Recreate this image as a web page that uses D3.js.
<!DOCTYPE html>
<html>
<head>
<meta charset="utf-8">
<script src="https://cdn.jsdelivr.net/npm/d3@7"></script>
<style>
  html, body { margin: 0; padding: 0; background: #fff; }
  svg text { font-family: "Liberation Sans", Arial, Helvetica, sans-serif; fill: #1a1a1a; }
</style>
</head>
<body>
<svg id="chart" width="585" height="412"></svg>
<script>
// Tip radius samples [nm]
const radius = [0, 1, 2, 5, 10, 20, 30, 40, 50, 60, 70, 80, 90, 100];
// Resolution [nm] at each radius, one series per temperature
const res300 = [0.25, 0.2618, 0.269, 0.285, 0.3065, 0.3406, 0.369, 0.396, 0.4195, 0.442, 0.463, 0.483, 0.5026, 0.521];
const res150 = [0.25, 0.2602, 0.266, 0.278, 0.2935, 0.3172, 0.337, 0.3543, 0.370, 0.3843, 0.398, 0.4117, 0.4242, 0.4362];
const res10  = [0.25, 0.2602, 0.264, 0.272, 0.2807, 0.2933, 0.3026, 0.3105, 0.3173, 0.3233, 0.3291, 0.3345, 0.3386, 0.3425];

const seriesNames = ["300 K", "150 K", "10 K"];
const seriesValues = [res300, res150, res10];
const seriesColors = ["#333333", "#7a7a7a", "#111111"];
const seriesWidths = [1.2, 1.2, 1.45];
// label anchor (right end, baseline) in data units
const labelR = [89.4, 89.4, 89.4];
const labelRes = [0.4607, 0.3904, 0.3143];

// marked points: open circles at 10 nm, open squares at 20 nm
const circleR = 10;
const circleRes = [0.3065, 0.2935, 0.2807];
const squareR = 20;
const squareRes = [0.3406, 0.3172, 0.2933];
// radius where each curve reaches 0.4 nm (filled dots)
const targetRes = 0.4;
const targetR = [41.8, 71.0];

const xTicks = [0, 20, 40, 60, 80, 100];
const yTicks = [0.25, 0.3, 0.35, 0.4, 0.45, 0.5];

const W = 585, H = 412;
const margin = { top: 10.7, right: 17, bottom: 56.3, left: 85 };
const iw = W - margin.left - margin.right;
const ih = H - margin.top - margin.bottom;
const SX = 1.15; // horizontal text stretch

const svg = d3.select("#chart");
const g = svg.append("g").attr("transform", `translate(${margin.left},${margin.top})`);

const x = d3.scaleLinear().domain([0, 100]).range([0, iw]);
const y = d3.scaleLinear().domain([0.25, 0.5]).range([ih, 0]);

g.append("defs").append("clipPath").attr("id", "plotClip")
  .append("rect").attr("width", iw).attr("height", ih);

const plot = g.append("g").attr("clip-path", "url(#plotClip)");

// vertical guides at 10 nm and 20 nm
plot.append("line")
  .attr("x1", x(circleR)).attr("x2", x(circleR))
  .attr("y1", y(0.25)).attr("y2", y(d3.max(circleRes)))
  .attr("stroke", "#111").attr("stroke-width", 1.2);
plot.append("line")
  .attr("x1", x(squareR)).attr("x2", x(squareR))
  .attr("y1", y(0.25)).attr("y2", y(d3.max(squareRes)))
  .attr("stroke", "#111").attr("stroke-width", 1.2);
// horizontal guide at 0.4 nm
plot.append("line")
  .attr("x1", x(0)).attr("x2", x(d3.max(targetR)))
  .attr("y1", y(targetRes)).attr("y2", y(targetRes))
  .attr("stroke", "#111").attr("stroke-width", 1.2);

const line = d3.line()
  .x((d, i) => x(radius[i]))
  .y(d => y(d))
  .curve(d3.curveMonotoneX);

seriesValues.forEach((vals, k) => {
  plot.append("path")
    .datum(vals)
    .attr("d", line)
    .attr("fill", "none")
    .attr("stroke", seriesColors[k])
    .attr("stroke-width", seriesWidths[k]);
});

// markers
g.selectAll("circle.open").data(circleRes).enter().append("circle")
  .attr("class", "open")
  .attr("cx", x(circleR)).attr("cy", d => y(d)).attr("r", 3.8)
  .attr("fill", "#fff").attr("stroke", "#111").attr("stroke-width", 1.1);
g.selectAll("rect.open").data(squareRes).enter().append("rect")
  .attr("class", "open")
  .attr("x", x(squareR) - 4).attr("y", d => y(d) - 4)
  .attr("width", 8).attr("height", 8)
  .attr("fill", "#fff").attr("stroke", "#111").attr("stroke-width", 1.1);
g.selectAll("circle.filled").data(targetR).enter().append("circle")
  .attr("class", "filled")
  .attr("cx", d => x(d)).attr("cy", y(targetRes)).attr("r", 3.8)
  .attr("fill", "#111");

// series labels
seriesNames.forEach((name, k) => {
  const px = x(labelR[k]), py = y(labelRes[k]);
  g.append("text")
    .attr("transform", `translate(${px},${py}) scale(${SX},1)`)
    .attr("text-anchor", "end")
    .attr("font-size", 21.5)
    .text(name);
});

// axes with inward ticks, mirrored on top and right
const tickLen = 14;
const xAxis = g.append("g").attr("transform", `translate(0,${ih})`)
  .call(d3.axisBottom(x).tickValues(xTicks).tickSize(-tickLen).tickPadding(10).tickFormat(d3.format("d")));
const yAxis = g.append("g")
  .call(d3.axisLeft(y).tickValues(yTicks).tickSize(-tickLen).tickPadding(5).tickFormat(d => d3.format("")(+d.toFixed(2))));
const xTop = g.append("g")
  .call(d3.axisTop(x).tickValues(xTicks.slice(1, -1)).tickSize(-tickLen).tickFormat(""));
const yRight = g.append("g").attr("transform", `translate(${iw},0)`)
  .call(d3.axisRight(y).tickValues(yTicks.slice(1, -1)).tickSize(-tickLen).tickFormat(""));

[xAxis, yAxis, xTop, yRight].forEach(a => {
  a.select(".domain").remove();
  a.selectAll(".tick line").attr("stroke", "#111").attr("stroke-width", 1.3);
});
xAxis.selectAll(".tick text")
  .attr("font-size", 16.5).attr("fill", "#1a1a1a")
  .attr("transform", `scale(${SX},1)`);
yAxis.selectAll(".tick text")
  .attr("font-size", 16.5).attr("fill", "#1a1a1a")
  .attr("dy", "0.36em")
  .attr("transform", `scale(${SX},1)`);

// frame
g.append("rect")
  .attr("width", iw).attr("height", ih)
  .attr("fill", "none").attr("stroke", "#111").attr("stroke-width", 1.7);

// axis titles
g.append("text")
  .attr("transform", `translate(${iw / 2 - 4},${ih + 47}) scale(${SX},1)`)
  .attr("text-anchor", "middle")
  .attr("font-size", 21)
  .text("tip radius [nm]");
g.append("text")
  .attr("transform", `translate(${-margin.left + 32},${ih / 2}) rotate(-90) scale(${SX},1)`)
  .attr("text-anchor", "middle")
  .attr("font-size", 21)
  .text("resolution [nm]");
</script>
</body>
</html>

◆ ◆ ◆ ◆ ◆ ◆ ◆

_SHORT PROBLEM:_ Set every line of the listing down word for word.

_ANSWER TO THIS EXERCISE:_
Recreate this image as a web page that uses D3.js.
<!DOCTYPE html>
<html>
<head>
<meta charset="utf-8">
<script src="https://cdn.jsdelivr.net/npm/d3@7"></script>
<style>
  html, body { margin: 0; padding: 0; background: #fff; }
  svg text { font-family: "Liberation Sans", Arial, Helvetica, sans-serif; fill: #1a1a1a; }
</style>
</head>
<body>
<svg id="chart" width="585" height="412"></svg>
<script>
// Tip radius samples [nm]
const radius = [0, 1, 2, 5, 10, 20, 30, 40, 50, 60, 70, 80, 90, 100];
// Resolution [nm] at each radius, one series per temperature
const res300 = [0.25, 0.2618, 0.269, 0.285, 0.3065, 0.3406, 0.369, 0.396, 0.4195, 0.442, 0.463, 0.483, 0.5026, 0.521];
const res150 = [0.25, 0.2602, 0.266, 0.278, 0.2935, 0.3172, 0.337, 0.3543, 0.370, 0.3843, 0.398, 0.4117, 0.4242, 0.4362];
const res10  = [0.25, 0.2602, 0.264, 0.272, 0.2807, 0.2933, 0.3026, 0.3105, 0.3173, 0.3233, 0.3291, 0.3345, 0.3386, 0.3425];

const seriesNames = ["300 K", "150 K", "10 K"];
const seriesValues = [res300, res150, res10];
const seriesColors = ["#333333", "#7a7a7a", "#111111"];
const seriesWidths = [1.2, 1.2, 1.45];
// label anchor (right end, baseline) in data units
const labelR = [89.4, 89.4, 89.4];
const labelRes = [0.4607, 0.3904, 0.3143];

// marked points: open circles at 10 nm, open squares at 20 nm
const circleR = 10;
const circleRes = [0.3065, 0.2935, 0.2807];
const squareR = 20;
const squareRes = [0.3406, 0.3172, 0.2933];
// radius where each curve reaches 0.4 nm (filled dots)
const targetRes = 0.4;
const targetR = [41.8, 71.0];

const xTicks = [0, 20, 40, 60, 80, 100];
const yTicks = [0.25, 0.3, 0.35, 0.4, 0.45, 0.5];

const W = 585, H = 412;
const margin = { top: 10.7, right: 17, bottom: 56.3, left: 85 };
const iw = W - margin.left - margin.right;
const ih = H - margin.top - margin.bottom;
const SX = 1.15; // horizontal text stretch

const svg = d3.select("#chart");
const g = svg.append("g").attr("transform", `translate(${margin.left},${margin.top})`);

const x = d3.scaleLinear().domain([0, 100]).range([0, iw]);
const y = d3.scaleLinear().domain([0.25, 0.5]).range([ih, 0]);

g.append("defs").append("clipPath").attr("id", "plotClip")
  .append("rect").attr("width", iw).attr("height", ih);

const plot = g.append("g").attr("clip-path", "url(#plotClip)");

// vertical guides at 10 nm and 20 nm
plot.append("line")
  .attr("x1", x(circleR)).attr("x2", x(circleR))
  .attr("y1", y(0.25)).attr("y2", y(d3.max(circleRes)))
  .attr("stroke", "#111").attr("stroke-width", 1.2);
plot.append("line")
  .attr("x1", x(squareR)).attr("x2", x(squareR))
  .attr("y1", y(0.25)).attr("y2", y(d3.max(squareRes)))
  .attr("stroke", "#111").attr("stroke-width", 1.2);
// horizontal guide at 0.4 nm
plot.append("line")
  .attr("x1", x(0)).attr("x2", x(d3.max(targetR)))
  .attr("y1", y(targetRes)).attr("y2", y(targetRes))
  .attr("stroke", "#111").attr("stroke-width", 1.2);

const line = d3.line()
  .x((d, i) => x(radius[i]))
  .y(d => y(d))
  .curve(d3.curveMonotoneX);

seriesValues.forEach((vals, k) => {
  plot.append("path")
    .datum(vals)
    .attr("d", line)
    .attr("fill", "none")
    .attr("stroke", seriesColors[k])
    .attr("stroke-width", seriesWidths[k]);
});

// markers
g.selectAll("circle.open").data(circleRes).enter().append("circle")
  .attr("class", "open")
  .attr("cx", x(circleR)).attr("cy", d => y(d)).attr("r", 3.8)
  .attr("fill", "#fff").attr("stroke", "#111").attr("stroke-width", 1.1);
g.selectAll("rect.open").data(squareRes).enter().append("rect")
  .attr("class", "open")
  .attr("x", x(squareR) - 4).attr("y", d => y(d) - 4)
  .attr("width", 8).attr("height", 8)
  .attr("fill", "#fff").attr("stroke", "#111").attr("stroke-width", 1.1);
g.selectAll("circle.filled").data(targetR).enter().append("circle")
  .attr("class", "filled")
  .attr("cx", d => x(d)).attr("cy", y(targetRes)).attr("r", 3.8)
  .attr("fill", "#111");

// series labels
seriesNames.forEach((name, k) => {
  const px = x(labelR[k]), py = y(labelRes[k]);
  g.append("text")
    .attr("transform", `translate(${px},${py}) scale(${SX},1)`)
    .attr("text-anchor", "end")
    .attr("font-size", 21.5)
    .text(name);
});

// axes with inward ticks, mirrored on top and right
const tickLen = 14;
const xAxis = g.append("g").attr("transform", `translate(0,${ih})`)
  .call(d3.axisBottom(x).tickValues(xTicks).tickSize(-tickLen).tickPadding(10).tickFormat(d3.format("d")));
const yAxis = g.append("g")
  .call(d3.axisLeft(y).tickValues(yTicks).tickSize(-tickLen).tickPadding(5).tickFormat(d => d3.format("")(+d.toFixed(2))));
const xTop = g.append("g")
  .call(d3.axisTop(x).tickValues(xTicks.slice(1, -1)).tickSize(-tickLen).tickFormat(""));
const yRight = g.append("g").attr("transform", `translate(${iw},0)`)
  .call(d3.axisRight(y).tickValues(yTicks.slice(1, -1)).tickSize(-tickLen).tickFormat(""));

[xAxis, yAxis, xTop, yRight].forEach(a => {
  a.select(".domain").remove();
  a.selectAll(".tick line").attr("stroke", "#111").attr("stroke-width", 1.3);
});
xAxis.selectAll(".tick text")
  .attr("font-size", 16.5).attr("fill", "#1a1a1a")
  .attr("transform", `scale(${SX},1)`);
yAxis.selectAll(".tick text")
  .attr("font-size", 16.5).attr("fill", "#1a1a1a")
  .attr("dy", "0.36em")
  .attr("transform", `scale(${SX},1)`);

// frame
g.append("rect")
  .attr("width", iw).attr("height", ih)
  .attr("fill", "none").attr("stroke", "#111").attr("stroke-width", 1.7);

// axis titles
g.append("text")
  .attr("transform", `translate(${iw / 2 - 4},${ih + 47}) scale(${SX},1)`)
  .attr("text-anchor", "middle")
  .attr("font-size", 21)
  .text("tip radius [nm]");
g.append("text")
  .attr("transform", `translate(${-margin.left + 32},${ih / 2}) rotate(-90) scale(${SX},1)`)
  .attr("text-anchor", "middle")
  .attr("font-size", 21)
  .text("resolution [nm]");
</script>
</body>
</html>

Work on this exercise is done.